Together, these post-training components reflect a broader design philosophy that emphasizes interpretability, error analysis, and responsible deployment. Rather than treating model training as the endpoint, I view it as one stage in an iterative process that includes systematic auditing and empirical validation. By explicitly examining false positives and providing tools for direct interaction with the classifier, this approach acknowledges the limitations of purely metric-driven evaluation and prioritizes a deeper understanding of model behavior in practice.
3. Visual Overview
4. Conclusion
What I find most compelling about the final model is not just its quantitative performance, but its consistency and behavior under scrutiny.
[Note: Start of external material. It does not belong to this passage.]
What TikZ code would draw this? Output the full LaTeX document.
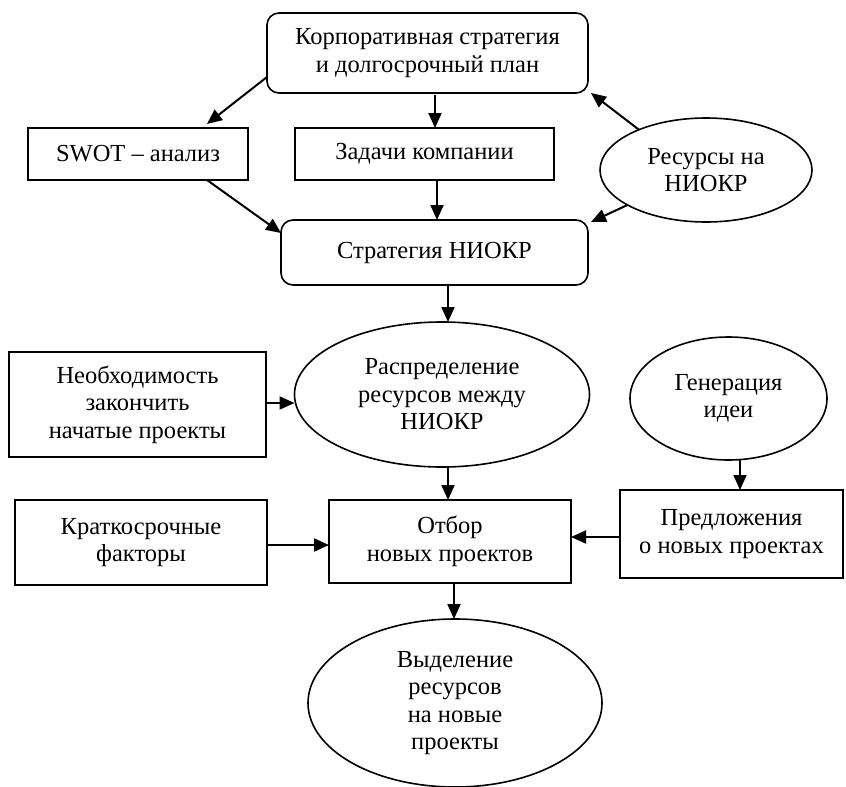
\documentclass[tikz,border=0pt]{standalone}
\usepackage{fontspec}
\setmainfont{Liberation Serif}
\usetikzlibrary{arrows.meta,shapes.geometric,calc}
\begin{document}
\begin{tikzpicture}[x=1pt,y=-1pt,
  base/.style={draw, line width=1.6pt, align=center, inner sep=0pt, outer sep=0pt,
    font=\fontsize{24.5}{27.5}\selectfont},
  box/.style={base, rectangle},
  rbox/.style={base, rectangle, rounded corners=12pt},
  ell/.style={base, ellipse},
  arr/.style={line width=2pt, -{Triangle[length=15pt,width=13pt]}}]
\useasboundingbox (0,0) rectangle (846,787);
\fill[white] (0,0) rectangle (846,787);

\node[rbox, minimum width=321pt, minimum height=80pt] (corp) at (427.5,53)
  {Корпоративная стратегия\\и долгосрочный план};
\node[box, minimum width=220pt, minimum height=52pt] (swot) at (138,154) {SWOT – анализ};
\node[box, minimum width=259pt, minimum height=52pt] (task) at (424.5,154) {Задачи компании};
\node[ell, minimum width=212pt, minimum height=104pt] (res) at (706,170) {Ресурсы на\\НИОКР};
\node[rbox, minimum width=307pt, minimum height=65pt] (strat) at (434.5,252.5) {Стратегия НИОКР};
\node[ell, minimum width=295pt, minimum height=145pt] (distr) at (442,394.5)
  {Распределение\\ресурсов между\\НИОКР};
\node[box, minimum width=257pt, minimum height=105pt] (need) at (137.5,404.5)
  {Необходимость\\закончить\\начатые проекты};
\node[ell, minimum width=197pt, minimum height=123pt] (gen) at (728.5,398.5) {Генерация\\идеи};
\node[box, minimum width=242pt, minimum height=83pt] (sel) at (450,541.5) {Отбор\\новых проектов};
\node[box, minimum width=252pt, minimum height=85pt] (short) at (141,542.5) {Краткосрочные\\факторы};
\node[box, minimum width=223pt, minimum height=88pt] (prop) at (731.5,534)
  {Предложения\\о новых проектах};
\node[ell, minimum width=294pt, minimum height=168pt] (alloc) at (455,703)
  {Выделение\\ресурсов\\на новые\\проекты};

\draw[arr] ([yshift=16pt]corp.south west) -- ([xshift=69pt,yshift=4pt]swot.north);
\draw[arr] ([xshift=7.5pt,yshift=-2pt]corp.south) -- ([xshift=10.5pt]task.north);
\draw[arr] (res.149) -- ([xshift=3pt]corp.south east);
\draw[arr] (res.204) -- ([xshift=3pt,yshift=-2pt]strat.north east);
\draw[arr] ([xshift=69pt]swot.south) -- ([yshift=-13pt]strat.north west);
\draw[arr] ([xshift=12.5pt]task.south) -- ([xshift=2.5pt]strat.north);
\draw[arr] ([xshift=13.5pt]strat.south) -- ([xshift=6pt]distr.north);
\draw[arr] ([yshift=1.5pt]need.east) -- ([yshift=-8.5pt]distr.west);
\draw[arr] ([xshift=11.5pt]gen.south) -- ([xshift=8.5pt]prop.north);
\draw[arr] ([xshift=6pt]distr.south) -- ([xshift=-2pt]sel.north);
\draw[arr] ([yshift=-2.5pt]short.east) -- ([yshift=-3.5pt]sel.west);
\draw[arr] ([yshift=-3pt]prop.west) -- ([yshift=4.5pt]sel.east);
\draw[arr] ([xshift=4pt]sel.south) -- ([xshift=-1pt]alloc.north);
\end{tikzpicture}
\end{document}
Through targeted false positive analysis and direct inference testing, the classifier repeatedly demonstrated an ability to generalize beyond its training data while maintaining a nuanced understanding of visual context. For a task as inherently ambiguous as NSFW classification, this balance between sensitivity and restraint is difficult to achieve, and the model’s performance exceeded my initial expectations. The Vision Transformer architecture proved to be particularly well-suited for this problem. Its ability to reason globally across an image allowed it to capture subtle contextual cues that would likely be missed by more localized approaches. Fine-tuning the model rather than training from scratch proved to be a decisive advantage, enabling strong results with a relatively modest training setup while preserving robustness and stability throughout the process. Equally important to me was the model’s reliability during inference. Whether evaluated at scale across unseen test data or interactively on individual images, the classifier behaved in a predictable and interpretable manner. Confidence scores aligned well with visual intuition, and the structured auditing of false positives provided reassurance that errors were not random, but instead traceable to genuinely ambiguous cases. This level of transparency is critical for building trust in systems intended for content moderation or filtering. Ultimately, this project reinforced my belief that strong machine learning systems are not defined solely by architecture choice or benchmark metrics, but by the care taken in their design, evaluation, and validation. The final model represents more than a trained network—it reflects an iterative, deliberate process that prioritizes generalization, interpretability, and real-world applicability. I am genuinely proud of how this system turned out, and I see it as a solid foundation for future improvements, extensions, and responsible deployment.